Aria Operations – What is left for provisioning?

2023-11-21 Off By vvanvierzen

Introduction

At my customers I often get the question how to measure the amount of resources that are still available for VM provisioning. In this case, resources are:

  • The amount of vCPUs left for provisioning
  • The amount of MEM left for provisioning
  • The amount of vSAN diskspace left for provisioning (taking storage policies into account)

We have multiple clusters for multiple purposes and we use Aria Automation (vRA – sorry, couldn’t come up with a better abbreviation yet 😊) to provision workloads. In order to have vRA determine the appropriate cluster for deployment, we want to make those metrics available to vRA as well. This will be done by having vRA collect them through the API.

So to start, how can we achieve this?

Unlocking the “allocation model”

By default, Aria Operations will know how many vCPUs & MEM you have available in your clusters and it’s also able to deduct some HA and Buffers, but it does not take any overcommit ratios into account. Fortunately, you can configure these settings in your policies nowadays. We use different policies for our clusters already as they have different SLA’s, Alerts etc. So we can easily select the policy for the cluster we want to configure the overcommit ratios for and edit it. If we then go to the “capacity” section, we can  unlock and set the “Allocation Model”

In this example, we have set the overcommit ratio for CPU to 6:1 and for MEM 1:1. For now, we don’t set a ratio for our vSAN datastores and will not use the option to include powered off VMs in the calculation.

In addition to the allocation model, you can also configure Custom Profiles and Capacity Buffers. Custom Profiles will allow you to define a VM profile which you can use to calculate the amount of VMs you can provision with the remaining resources. Capacity buffers will allow you to reduce the cluster’s usable capacity. It is calculated after deduction of HA resources and can be used as a safeguard for your remaining capacity for example.

New metrics available

After saving the changes to your profile, you should see new metrics being created and collected on your Cluster Compute Objects.

There are multiple new metrics available, but for now we will focus on the capacity remaining & Usable Capacity after HA and Buffer metrics.

Within my “test” cluster, I have 18 hosts, each with 48 physical cores and we use an “FTT” of 2. Meaning we will have the resource available of aprox. 16 hosts. 16 * 48 = 768. If we take the ratio of 6:1 into account, we should have 4608 vCPUs available for provisioning. As you can see, the roundup is a tiny bit off, but it’s close enough. This is because the cluster uses a % based calculation in stead of a “hard” number.
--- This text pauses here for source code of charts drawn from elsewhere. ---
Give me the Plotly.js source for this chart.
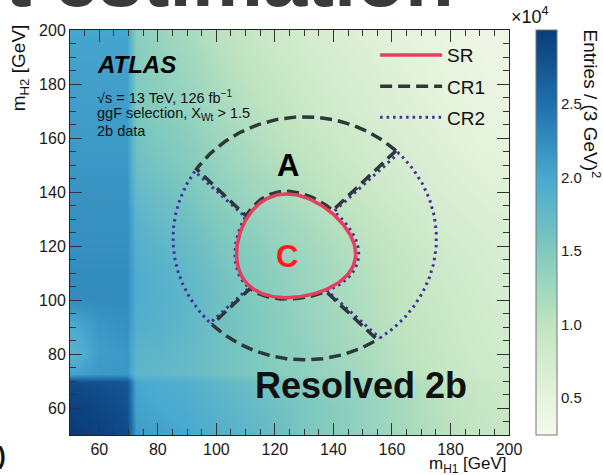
<!DOCTYPE html>
<html>
<head>
<meta charset="utf-8">
<script src="https://cdn.plot.ly/plotly-3.0.1.min.js"></script>
<style>
  html, body { margin: 0; padding: 0; background: #ffffff; }
  #chart { width: 603px; height: 475px; }
</style>
</head>
<body>
<div id="chart"></div>
<script>
// Bin centres in m_H1 and m_H2 (GeV)
const mH1 = [51.5, 60, 69.5, 72.5, 80, 90, 100, 110, 120, 130, 140, 150, 160, 170, 180, 190, 198.5];
const mH2 = [51.5, 60, 69.5, 72.5, 80, 90, 100, 110, 120, 130, 140, 150, 160, 170, 180, 190, 198.5];

// Entries per (3 GeV)^2, in units of 10^4; one row per m_H2 bin, one column per m_H1 bin
const entries = [
  [3.00, 2.95, 2.85, 2.10, 2.05, 2.00, 1.90, 1.80, 1.70, 1.55, 1.45, 1.35, 1.25, 1.15, 1.05, 0.95, 0.90],
  [2.95, 2.90, 2.80, 2.05, 2.00, 1.95, 1.85, 1.75, 1.65, 1.55, 1.45, 1.35, 1.25, 1.12, 1.02, 0.92, 0.88],
  [2.85, 2.80, 2.75, 2.00, 1.95, 1.90, 1.80, 1.70, 1.60, 1.50, 1.40, 1.30, 1.20, 1.10, 1.00, 0.90, 0.85],
  [2.05, 2.15, 2.15, 1.80, 1.78, 1.72, 1.65, 1.55, 1.45, 1.38, 1.30, 1.20, 1.10, 1.00, 0.92, 0.85, 0.80],
  [1.85, 2.10, 2.15, 1.82, 1.80, 1.74, 1.64, 1.55, 1.45, 1.38, 1.28, 1.18, 1.08, 0.98, 0.90, 0.82, 0.78],
  [1.95, 2.15, 2.20, 1.90, 1.86, 1.78, 1.66, 1.56, 1.45, 1.35, 1.25, 1.15, 1.05, 0.95, 0.87, 0.80, 0.75],
  [2.25, 2.25, 2.25, 1.93, 1.88, 1.80, 1.66, 1.53, 1.42, 1.32, 1.22, 1.12, 1.02, 0.92, 0.85, 0.78, 0.72],
  [2.25, 2.25, 2.25, 1.93, 1.87, 1.77, 1.63, 1.51, 1.40, 1.30, 1.20, 1.10, 1.00, 0.90, 0.82, 0.75, 0.70],
  [2.22, 2.22, 2.22, 1.89, 1.81, 1.72, 1.57, 1.46, 1.35, 1.25, 1.15, 1.05, 0.95, 0.86, 0.78, 0.72, 0.66],
  [2.20, 2.20, 2.20, 1.83, 1.74, 1.64, 1.51, 1.38, 1.28, 1.18, 1.08, 0.98, 0.88, 0.80, 0.72, 0.66, 0.62],
  [2.18, 2.18, 2.18, 1.75, 1.66, 1.56, 1.42, 1.30, 1.20, 1.10, 1.00, 0.90, 0.82, 0.74, 0.66, 0.60, 0.56],
  [2.15, 2.15, 2.15, 1.66, 1.58, 1.48, 1.35, 1.22, 1.12, 1.02, 0.92, 0.84, 0.76, 0.68, 0.61, 0.55, 0.52],
  [2.12, 2.12, 2.12, 1.60, 1.52, 1.42, 1.28, 1.15, 1.05, 0.95, 0.86, 0.78, 0.70, 0.63, 0.56, 0.51, 0.48],
  [2.10, 2.10, 2.10, 1.55, 1.46, 1.36, 1.22, 1.09, 0.99, 0.89, 0.80, 0.72, 0.65, 0.58, 0.52, 0.47, 0.44],
  [2.08, 2.08, 2.08, 1.50, 1.40, 1.30, 1.16, 1.03, 0.93, 0.84, 0.75, 0.68, 0.61, 0.54, 0.48, 0.44, 0.41],
  [2.05, 2.05, 2.05, 1.46, 1.36, 1.25, 1.11, 0.98, 0.88, 0.79, 0.71, 0.64, 0.57, 0.51, 0.45, 0.41, 0.38],
  [2.02, 2.02, 2.02, 1.42, 1.32, 1.20, 1.06, 0.94, 0.84, 0.75, 0.67, 0.60, 0.53, 0.47, 0.42, 0.38, 0.35]
];

const colorbarTicks = [0.5, 1.0, 1.5, 2.0, 2.5];
const colorbarTickText = ['0.5', '1.0', '1.5', '2.0', '2.5'];
const axisTicks = [60, 80, 100, 120, 140, 160, 180, 200];

// Region definitions (GeV)
const SR_M1 = 124, SR_M2 = 117, SR_CUT = 1.6;
const CR_M1 = 1.05 * 124, CR_M2 = 1.05 * 117, CR_RADIUS = 45;

const FONT = 'Liberation Sans, Arial, Helvetica, sans-serif';

function xhh(m1, m2) {
  const a = (m1 - SR_M1) / (0.1 * m1);
  const b = (m2 - SR_M2) / (0.1 * m2);
  return Math.sqrt(a * a + b * b);
}

// distance along a ray from the SR centre to the X_HH = cut boundary
function rayToSR(phi, cut) {
  let lo = 0, hi = 80;
  for (let k = 0; k < 60; k++) {
    const mid = 0.5 * (lo + hi);
    const v = xhh(SR_M1 + mid * Math.cos(phi), SR_M2 + mid * Math.sin(phi));
    if (v < cut) lo = mid; else hi = mid;
  }
  return lo;
}

// distance along a ray from the SR centre to the outer CR circle
function rayToCircle(phi) {
  const dx = Math.cos(phi), dy = Math.sin(phi);
  const ox = SR_M1 - CR_M1, oy = SR_M2 - CR_M2;
  const b = dx * ox + dy * oy;
  const c = ox * ox + oy * oy - CR_RADIUS * CR_RADIUS;
  return -b + Math.sqrt(b * b - c);
}

function srContour(cut) {
  const xs = [], ys = [];
  for (let i = 0; i <= 240; i++) {
    const t = 2 * Math.PI * i / 240;
    const u = cut * Math.cos(t), v = cut * Math.sin(t);
    xs.push(SR_M1 / (1 - 0.1 * u));
    ys.push(SR_M2 / (1 - 0.1 * v));
  }
  return { x: xs, y: ys };
}

// closed outline of one quadrant of the control ring
function quadrant(a0, a1, inset, innerCut) {
  const xs = [], ys = [];
  const n = 80;
  const p0 = a0 + inset, p1 = a1 - inset;
  for (let i = 0; i <= n; i++) {
    const phi = p0 + (p1 - p0) * i / n;
    const r = rayToCircle(phi);
    xs.push(SR_M1 + r * Math.cos(phi));
    ys.push(SR_M2 + r * Math.sin(phi));
  }
  for (let i = 0; i <= n; i++) {
    const phi = p1 - (p1 - p0) * i / n;
    const r = rayToSR(phi, innerCut);
    xs.push(SR_M1 + r * Math.cos(phi));
    ys.push(SR_M2 + r * Math.sin(phi));
  }
  xs.push(xs[0]); ys.push(ys[0]);
  return { x: xs, y: ys };
}

const D = Math.PI / 180;
const crTop = quadrant(45 * D, 135 * D, 0.012, 1.66);
const crBottom = quadrant(225 * D, 315 * D, 0.012, 1.66);
const crLeft = quadrant(135 * D, 225 * D, 0.012, 1.66);
const crRight = quadrant(-45 * D, 45 * D, 0.012, 1.66);
const sr = srContour(SR_CUT);

const CR1_COLOR = '#2e3838', CR2_COLOR = '#4a2c9e', SR_COLOR = '#e63e5c';

const colorscale = [
  [0.000, 'rgb(244,250,236)'],
  [0.091, 'rgb(230,243,221)'],
  [0.273, 'rgb(192,228,192)'],
  [0.455, 'rgb(128,202,190)'],
  [0.636, 'rgb(72,168,208)'],
  [0.818, 'rgb(30,112,172)'],
  [1.000, 'rgb(10,60,122)']
];

const traces = [
  {
    type: 'heatmap', x: mH1, y: mH2, z: entries,
    zmin: 0.25, zmax: 3.0, zsmooth: 'best',
    colorscale: colorscale, hoverinfo: 'skip',
    colorbar: {
      x: 1.0615, xanchor: 'left', xpad: 0, ypad: 0,
      y: 0.5, yanchor: 'middle', len: 1, lenmode: 'fraction',
      thickness: 21, thicknessmode: 'pixels',
      outlinewidth: 1, outlinecolor: '#777777',
      tickvals: colorbarTicks, ticktext: colorbarTickText,
      ticks: '', tickfont: { family: FONT, size: 15, color: '#1a1a1a' }
    }
  },
  {
    type: 'scatter', mode: 'lines', name: 'CR2', legendrank: 3, legendgroup: 'cr2',
    x: crLeft.x, y: crLeft.y,
    line: { color: CR2_COLOR, width: 3, dash: '2.5px,4px' }
  },
  {
    type: 'scatter', mode: 'lines', name: 'CR2', legendgroup: 'cr2', showlegend: false,
    x: crRight.x, y: crRight.y,
    line: { color: CR2_COLOR, width: 3, dash: '2.5px,4px' }
  },
  {
    type: 'scatter', mode: 'lines', name: 'CR1', legendrank: 2, legendgroup: 'cr1',
    x: crTop.x, y: crTop.y,
    line: { color: CR1_COLOR, width: 3.5, dash: '12px,6px' }
  },
  {
    type: 'scatter', mode: 'lines', name: 'CR1', legendgroup: 'cr1', showlegend: false,
    x: crBottom.x, y: crBottom.y,
    line: { color: CR1_COLOR, width: 3.5, dash: '12px,6px' }
  },
  {
    type: 'scatter', mode: 'lines', name: 'SR', legendrank: 1, legendgroup: 'sr',
    x: sr.x, y: sr.y,
    line: { color: SR_COLOR, width: 3.5 }
  }
];

const axisCommon = {
  range: [50, 200], autorange: false,
  tickvals: axisTicks, ticks: 'inside', ticklen: 12, tickwidth: 1, tickcolor: '#333333',
  minor: { dtick: 5, tick0: 0, ticks: 'inside', ticklen: 6, tickwidth: 1, tickcolor: '#333333' },
  showline: true, linecolor: '#222222', linewidth: 1, mirror: 'ticks',
  showgrid: false, zeroline: false,
  tickfont: { family: FONT, size: 16, color: '#1a1a1a' }
};

const layout = {
  width: 603, height: 475,
  margin: { l: 70, r: 94, t: 30, b: 40, pad: 0 },
  paper_bgcolor: '#ffffff', plot_bgcolor: '#ffffff',
  font: { family: FONT, color: '#111111' },
  xaxis: Object.assign({}, axisCommon),
  yaxis: Object.assign({}, axisCommon),
  showlegend: true,
  legend: {
    x: 0.695, y: 0.985, xanchor: 'left', yanchor: 'top',
    bgcolor: 'rgba(0,0,0,0)', borderwidth: 0,
    traceorder: 'grouped',
    font: { family: FONT, size: 19, color: '#111111' },
    itemwidth: 62, tracegroupgap: 3.5
  },
  annotations: [
    { xref: 'paper', yref: 'paper', x: 0.056, y: 0.914, xanchor: 'left', yanchor: 'middle',
      text: '<b><i>ATLAS</i></b>', showarrow: false, font: { family: FONT, size: 24, color: '#000' } },
    { xref: 'paper', yref: 'paper', x: 0.056, y: 0.834, xanchor: 'left', yanchor: 'middle',
      text: '√s = 13 TeV, 126 fb<sup>−1</sup>', showarrow: false, font: { family: FONT, size: 14.5, color: '#111' } },
    { xref: 'paper', yref: 'paper', x: 0.056, y: 0.792, xanchor: 'left', yanchor: 'middle',
      text: 'ggF selection, X<sub>Wt</sub> > 1.5', showarrow: false, font: { family: FONT, size: 14.5, color: '#111' } },
    { xref: 'paper', yref: 'paper', x: 0.056, y: 0.751, xanchor: 'left', yanchor: 'middle',
      text: '2b data', showarrow: false, font: { family: FONT, size: 14.5, color: '#111' } },
    { xref: 'x', yref: 'y', x: 124.5, y: 150, text: '<b>A</b>', showarrow: false,
      font: { family: FONT, size: 31, color: '#000' } },
    { xref: 'x', yref: 'y', x: 124.2, y: 116, text: '<b>C</b>', showarrow: false,
      font: { family: FONT, size: 31, color: '#ff1a1a' } },
    { xref: 'x', yref: 'y', x: 149.5, y: 68.5, text: '<b>Resolved 2b</b>', showarrow: false,
      font: { family: FONT, size: 36, color: '#111' } },
    { xref: 'paper', yref: 'paper', x: 1.0, y: -0.074, xanchor: 'right', yanchor: 'middle',
      text: 'm<sub>H1</sub> [GeV]', showarrow: false, font: { family: FONT, size: 17, color: '#111' } },
    { xref: 'paper', yref: 'paper', x: -0.114, y: 1.02, xanchor: 'center', yanchor: 'top', textangle: -90,
      text: 'm<sub>H2</sub> [GeV]', showarrow: false, font: { family: FONT, size: 19, color: '#111' } },
    { xref: 'paper', yref: 'paper', x: 1.189, y: 1.005, xanchor: 'center', yanchor: 'top', textangle: 90,
      text: 'Entries / (3 GeV)<sup>2</sup>', showarrow: false, font: { family: FONT, size: 19, color: '#111' } },
    { xref: 'paper', yref: 'paper', x: 1.047, y: 1.037, xanchor: 'center', yanchor: 'middle',
      text: '×10<sup>4</sup>', showarrow: false, font: { family: FONT, size: 18, color: '#111' } },
    { xref: 'paper', yref: 'paper', x: (456 - 70) / 439, y: 1.012, xanchor: 'right', yanchor: 'bottom',
      text: '<b>t estimation</b>', showarrow: false, font: { family: FONT, size: 80, color: '#3a3a3a' } },
    { xref: 'paper', yref: 'paper', x: (8 - 70) / 439, y: -(455 - 435) / 405, xanchor: 'right', yanchor: 'middle',
      text: '<b>(b)</b>', showarrow: false, font: { family: FONT, size: 24, color: '#111' } }
  ]
};

Plotly.newPlot('chart', traces, layout, { displayModeBar: false, staticPlot: true });
</script>
</body>
</html>
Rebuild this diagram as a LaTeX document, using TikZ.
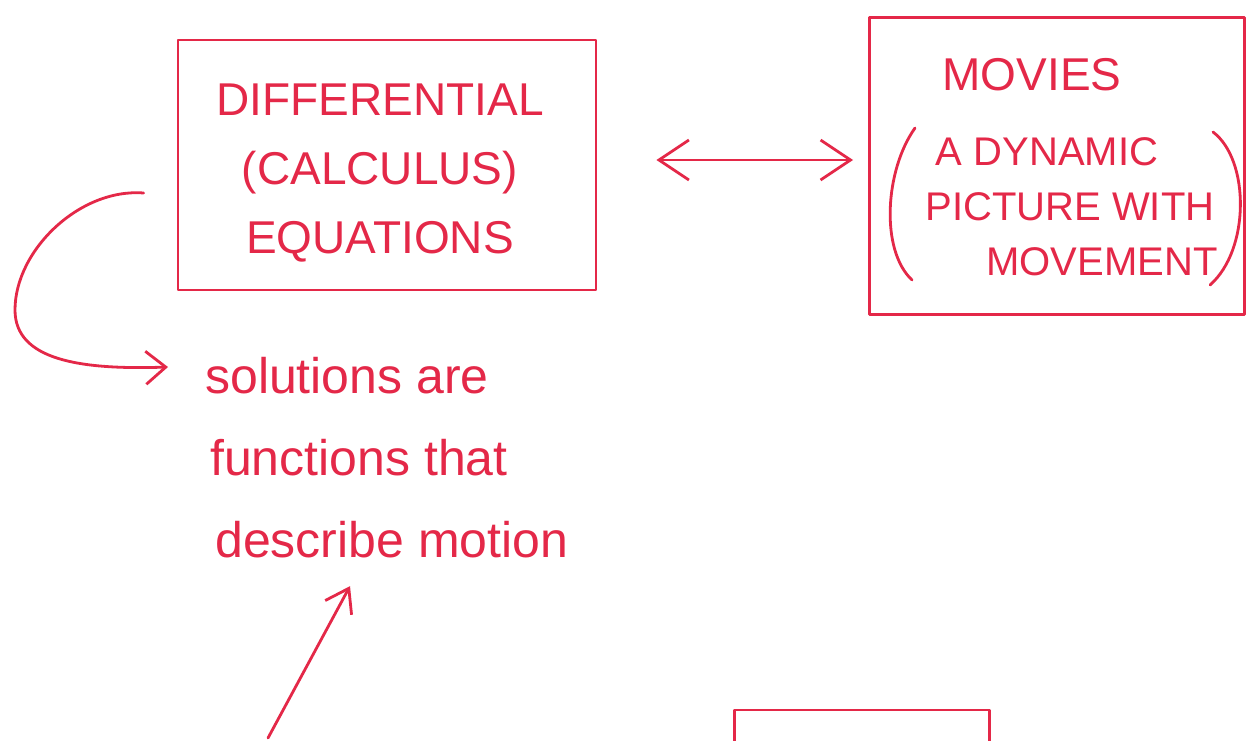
\documentclass[tikz,border=0pt]{standalone}
\usepackage{fontspec}
\setmainfont{Liberation Sans}
\usetikzlibrary{arrows.meta,calc}
\definecolor{pen}{RGB}{228,40,72}
\begin{document}
\begin{tikzpicture}[x=1pt,y=-1pt,
  ink/.style={draw=pen, line width=2.8pt, line cap=round, line join=round},
  boxnode/.style={ink, inner sep=0pt},
  txt/.style={text=pen, inner sep=0pt}]
\clip (0,0) rectangle (1255,740);
\fill[white] (0,0) rectangle (1255,740);
% boxes
\node[boxnode, minimum width=418pt, minimum height=250pt] (eq) at (387,165) {};
\node[txt, align=center, font=\fontsize{46}{69}\selectfont] (eqt) at (380,173)
      {DIFFERENTIAL\\(CALCULUS)\\EQUATIONS};
\node[boxnode, minimum width=375pt, minimum height=297pt] (mv) at (1057,166) {};
\node[txt, anchor=base, font=\fontsize{46}{55}\selectfont] (mvt) at (1032,90) {MOVIES};
\node[txt, anchor=base, font=\fontsize{40}{55}\selectfont] (l1) at (1047,165) {A DYNAMIC};
\node[txt, anchor=base, font=\fontsize{40}{55}\selectfont] (l2) at (1070,220) {PICTURE WITH};
\node[txt, anchor=base, font=\fontsize{40}{55}\selectfont] (l3) at (1102,275) {MOVEMENT};
\draw[ink] (915,128) .. controls (885,170) and (880,250) .. (912,280);
\draw[ink] (1213,132) .. controls (1250,160) and (1250,250) .. (1210,285);
\node[boxnode, minimum width=255pt, minimum height=80pt] (bot) at (862,750) {};
% solutions text
\node[txt, anchor=north west, align=left, font=\fontsize{50}{82}\selectfont] (sol) at (205,357)
  {solutions are\\\hspace*{5pt}functions that\\\hspace*{10pt}describe motion};
% connectors
\draw[ink, {Straight Barb[length=30pt,width=40pt]}-{Straight Barb[length=30pt,width=40pt]}]
  ($(eq.east)+(59,-5)$) -- ($(mv.west)+(-15,-6)$);
\draw[ink, -{Straight Barb[length=20pt,width=33pt]}]
  ($(eq.west)+(-33,28)$) .. controls (80,188) and (15,250) .. (15,310)
  .. controls (15,360) and (80,370) .. ($(sol.north west)+(-37,10)$);
\coordinate (tail) at (268,738);
\draw[ink, -{Straight Barb[length=22pt,width=30pt]}] (tail) -- ($(sol.south west)+(145,28)$);
\end{tikzpicture}
\end{document}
So let’s see if things add up here:

We have a total usable capacity of 4614 vCPUs, we have 1041 vCPUs provisioned to powered on VMs meaning we have 3574 vCPUs left for provisioning. The number is actually off by 1, but my best guess is that that has to do with the roundup of numbers. I have chosen to forgive Aria Ops for this 😊

As shown below, we have similar metrics for memory:

What to do with it?

As mentioned earlier, we use vRA to use the collected metrics in order to make a placement decision for a new VM or group of VMs. Our Automation team has created a script that collects the metric info via an API call. The request URL and response looks as follows:

Apart from using the metrics for placement options in Aria Automation, it will also allow for the creation of some nice dashboards. I will cover the creation of those dashboards in a separate post as they will include the creation of some new scoreboard views, supermetrics and alerts as well.